#### SUPPLIED DATA
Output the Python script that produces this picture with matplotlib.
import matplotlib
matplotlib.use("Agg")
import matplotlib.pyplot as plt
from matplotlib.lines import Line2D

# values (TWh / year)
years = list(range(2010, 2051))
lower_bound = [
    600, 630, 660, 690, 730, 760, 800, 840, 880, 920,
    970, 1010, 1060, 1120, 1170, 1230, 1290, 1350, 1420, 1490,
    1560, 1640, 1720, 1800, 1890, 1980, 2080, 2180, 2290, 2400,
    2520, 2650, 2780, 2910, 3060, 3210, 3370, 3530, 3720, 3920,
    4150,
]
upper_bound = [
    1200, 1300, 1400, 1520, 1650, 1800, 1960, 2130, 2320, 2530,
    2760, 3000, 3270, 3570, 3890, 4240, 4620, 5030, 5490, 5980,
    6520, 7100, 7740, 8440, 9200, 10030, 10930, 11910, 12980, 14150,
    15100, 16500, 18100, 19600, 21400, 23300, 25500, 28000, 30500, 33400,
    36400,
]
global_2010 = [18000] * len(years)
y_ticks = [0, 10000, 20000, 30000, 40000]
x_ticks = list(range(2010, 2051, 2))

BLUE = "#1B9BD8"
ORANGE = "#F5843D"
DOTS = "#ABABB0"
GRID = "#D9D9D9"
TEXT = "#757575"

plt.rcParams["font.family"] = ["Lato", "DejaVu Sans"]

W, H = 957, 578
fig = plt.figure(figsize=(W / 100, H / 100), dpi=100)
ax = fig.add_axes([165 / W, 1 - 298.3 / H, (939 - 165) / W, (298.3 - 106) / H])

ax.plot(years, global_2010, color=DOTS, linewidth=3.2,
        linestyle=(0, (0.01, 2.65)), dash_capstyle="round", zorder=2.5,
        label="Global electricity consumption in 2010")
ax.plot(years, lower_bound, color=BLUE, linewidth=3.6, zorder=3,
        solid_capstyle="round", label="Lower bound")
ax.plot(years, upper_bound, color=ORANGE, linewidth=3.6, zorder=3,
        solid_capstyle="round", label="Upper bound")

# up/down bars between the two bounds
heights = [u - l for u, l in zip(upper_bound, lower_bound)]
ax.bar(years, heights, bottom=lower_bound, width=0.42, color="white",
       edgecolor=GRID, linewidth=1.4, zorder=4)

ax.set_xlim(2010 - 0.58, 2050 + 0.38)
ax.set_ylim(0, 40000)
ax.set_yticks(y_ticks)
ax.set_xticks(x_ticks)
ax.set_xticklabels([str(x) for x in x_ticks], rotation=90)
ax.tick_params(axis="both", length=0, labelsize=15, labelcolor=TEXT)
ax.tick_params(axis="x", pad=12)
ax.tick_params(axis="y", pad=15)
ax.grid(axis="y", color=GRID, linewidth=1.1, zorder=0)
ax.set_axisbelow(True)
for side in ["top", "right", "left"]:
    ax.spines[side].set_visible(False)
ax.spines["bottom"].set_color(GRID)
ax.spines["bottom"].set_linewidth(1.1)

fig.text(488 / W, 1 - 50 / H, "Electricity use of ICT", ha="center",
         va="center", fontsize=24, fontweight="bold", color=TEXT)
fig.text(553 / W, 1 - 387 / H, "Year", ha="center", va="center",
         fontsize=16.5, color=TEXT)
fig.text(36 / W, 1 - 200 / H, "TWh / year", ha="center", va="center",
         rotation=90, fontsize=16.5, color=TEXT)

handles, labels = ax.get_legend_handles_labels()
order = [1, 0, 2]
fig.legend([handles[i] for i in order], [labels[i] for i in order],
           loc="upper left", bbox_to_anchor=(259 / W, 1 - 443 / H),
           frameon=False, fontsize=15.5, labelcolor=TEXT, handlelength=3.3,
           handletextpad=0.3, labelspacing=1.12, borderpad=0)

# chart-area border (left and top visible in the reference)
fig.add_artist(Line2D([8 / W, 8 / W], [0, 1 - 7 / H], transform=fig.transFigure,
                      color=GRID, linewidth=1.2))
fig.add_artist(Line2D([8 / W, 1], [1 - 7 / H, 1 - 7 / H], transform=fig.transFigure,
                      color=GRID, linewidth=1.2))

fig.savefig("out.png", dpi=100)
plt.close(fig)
########
## SHORT PROBLEM
Begin with the first line of the data above and, please, print each line exactly until you have printed the line containing "from matplotlib.lines import Line2D"; print nothing else.

## ANSWER TO THIS TASK
Output the Python script that produces this picture with matplotlib.
import matplotlib
matplotlib.use("Agg")
import matplotlib.pyplot as plt
from matplotlib.lines import Line2D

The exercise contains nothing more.